真理さんと二人、コーヒーを買って外の中庭に出た。
「誠ね、あと少し怪我が良くなったら、今回の抗争事件の事で警察に行かなきゃならないの。桐絵ちゃんに迷惑かけたくなくて、だから言うの。それに仲間が亡くなったことも知って、今すごく落ち込んで悩んでる」
「そうなの。あの感じだと真理さんにも、きっときつく当たったんでしょう」
でも真理さんは首を振った。
「誠から桐絵ちゃんに、ちゃんと話してほしかったからね。私、誠が本当に好きなの。この先どんなことになっても誠を待ってて、そばにいるよ。誠に普通の人生を歩いてほしい。誠は寂しがりだし、私は二人で幸せになりたいの。だから絶対に、離れない。誠に何回も言ってるんだ」
「兄さん、人にも怪我させちゃったし、償うのに時間かかるよね。真理さんはそれでも待っていてくれるの?……ごめんなさい」
「謝らないでよ桐絵ちゃん。私がそうしたいの。落ち着いたら今度こそ福岡に来てほしいって、誠に言ってるの。まだ、返事はもらえてないけど」
「きっと福岡に行くと思うよ、兄さん。その時が来たら良史亜と私に知らせてね。
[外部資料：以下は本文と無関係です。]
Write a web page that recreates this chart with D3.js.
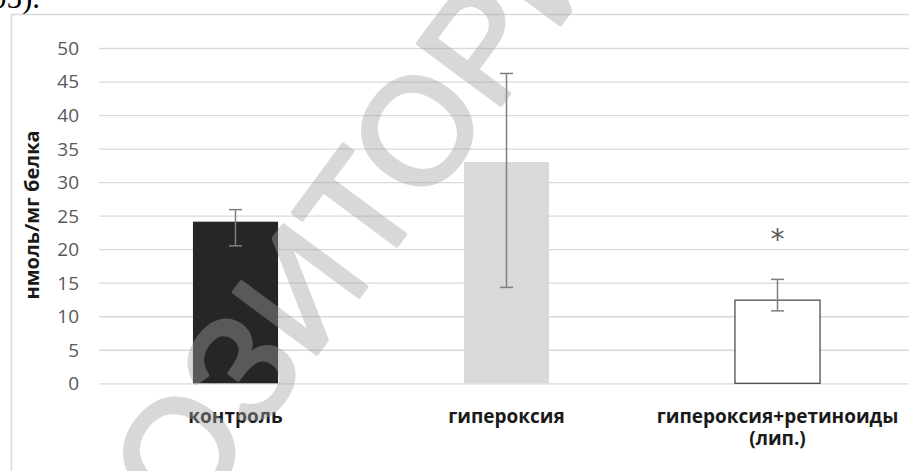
<!DOCTYPE html>
<html>
<head>
<meta charset="utf-8">
<script src="https://cdn.jsdelivr.net/npm/d3@7/dist/d3.min.js"></script>
<style>
  html, body { margin: 0; padding: 0; background: #fff; }
  svg { display: block; }
</style>
</head>
<body>
<script>
// Group labels (second element = optional second line)
const categories = ["контроль", "гипероксия", "гипероксия+ретиноиды"];
const categoryLine2 = ["", "", "(лип.)"];
// Mean values, нмоль/мг белка
const means = [24.1, 33.0, 12.4];
// Error bar ends
const errHigh = [25.9, 46.2, 15.5];
const errLow = [20.5, 14.3, 10.8];
// Bar fills
const fills = ["#262626", "#d9d9d9", "#ffffff"];
// Significance marks
const marks = ["", "", "*"];
const yTicks = [0, 5, 10, 15, 20, 25, 30, 35, 40, 45, 50];
const yTitle = "нмоль/мг белка";

const W = 909, H = 471;
const svg = d3.select("body").append("svg").attr("width", W).attr("height", H);

// caption fragment above the chart
svg.append("text")
  .attr("x", -9).attr("y", 8)
  .attr("font-family", "Liberation Serif, Times New Roman, serif")
  .attr("font-size", 31)
  .attr("fill", "#000")
  .text("05).");

// chart frame
svg.append("rect")
  .attr("x", 11.5).attr("y", 14.5)
  .attr("width", 920).attr("height", 480)
  .attr("fill", "#fff")
  .attr("stroke", "#d9d9d9").attr("stroke-width", 1.5);

const x = d3.scaleBand().domain(categories).range([100, 913]).paddingInner(0.686).paddingOuter(0.343);
const y = d3.scaleLinear().domain([0, 50]).range([383.3, 48]);

// gridlines
const yAxis = d3.axisLeft(y).tickValues(yTicks).tickSize(-(913 - 99)).tickPadding(20);
const gy = svg.append("g").attr("transform", "translate(99,0)").call(yAxis);
gy.select(".domain").remove();
gy.selectAll(".tick line").attr("stroke", "#d9d9d9").attr("stroke-width", 1.3);
gy.selectAll(".tick text")
  .attr("fill", "#595959")
  .attr("font-family", "Open Sans, sans-serif")
  .attr("font-size", 19)
  .attr("dy", "0.34em");

// bars
svg.append("g").selectAll("rect").data(categories).join("rect")
  .attr("x", d => x(d))
  .attr("y", (d, i) => y(means[i]))
  .attr("width", x.bandwidth())
  .attr("height", (d, i) => y(0) - y(means[i]))
  .attr("fill", (d, i) => fills[i])
  .attr("stroke", (d, i) => fills[i] === "#ffffff" ? "#404040" : "none")
  .attr("stroke-width", 1.2);

// error bars
const eb = svg.append("g").attr("stroke", "#7f7f7f").attr("stroke-width", 1.5).attr("fill", "none");
categories.forEach((c, i) => {
  const cx = x(c) + x.bandwidth() / 2;
  eb.append("line").attr("x1", cx).attr("x2", cx).attr("y1", y(errHigh[i])).attr("y2", y(errLow[i]));
  eb.append("line").attr("x1", cx - 6.5).attr("x2", cx + 6.5).attr("y1", y(errHigh[i])).attr("y2", y(errHigh[i]));
  eb.append("line").attr("x1", cx - 6.5).attr("x2", cx + 6.5).attr("y1", y(errLow[i])).attr("y2", y(errLow[i]));
});

// significance marks
svg.append("g").selectAll("text").data(categories).join("text")
  .attr("x", d => x(d) + x.bandwidth() / 2)
  .attr("y", (d, i) => y(errHigh[i]) - 30)
  .attr("text-anchor", "middle")
  .attr("font-family", "DejaVu Sans, sans-serif")
  .attr("font-size", 28)
  .attr("fill", "#595959")
  .text((d, i) => marks[i]);

// category labels
const lab = svg.append("g").selectAll("text").data(categories).join("text")
  .attr("x", d => x(d) + x.bandwidth() / 2)
  .attr("y", 423)
  .attr("text-anchor", "middle")
  .attr("font-family", "Open Sans, sans-serif")
  .attr("font-weight", "bold")
  .attr("font-size", 19)
  .attr("fill", "#1a1a1a");
lab.append("tspan").attr("x", d => x(d) + x.bandwidth() / 2).text(d => d);
lab.append("tspan").attr("x", d => x(d) + x.bandwidth() / 2).attr("dy", 22).text((d, i) => categoryLine2[i]);

// y-axis title
svg.append("text")
  .attr("transform", "translate(39,215) rotate(-90)")
  .attr("text-anchor", "middle")
  .attr("font-family", "Open Sans, sans-serif")
  .attr("font-weight", "bold")
  .attr("font-size", 20)
  .attr("fill", "#1a1a1a")
  .text(yTitle);

// repository watermark (fill + stroke composited, then faded as one layer)
svg.append("text")
  .attr("transform", "translate(300,288) rotate(-53.5)")
  .attr("text-anchor", "middle")
  .attr("dy", "0.35em")
  .attr("font-family", "Liberation Sans, Arial, sans-serif")
  .attr("font-size", 150)
  .attr("fill", "rgb(162,162,162)")
  .attr("stroke", "rgb(162,162,162)")
  .attr("stroke-width", 4)
  .attr("stroke-linejoin", "round")
  .attr("opacity", 0.41)
  .text("РЕПОЗИТОРИЙ");
</script>
</body>
</html>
私達も待ってるから」
「もちろんだよ、桐絵ちゃん」
今は事実を受け止めることが苦しくて悩んで、自分に向けられる愛情も労りも要らないと思っていたとしても、いつかきっと。
またいつか、あの屈託のない魅力的な魔法みたいな笑顔で伊理也が暮らせる日が来る。
真理さんの、この人の隣でならきっと。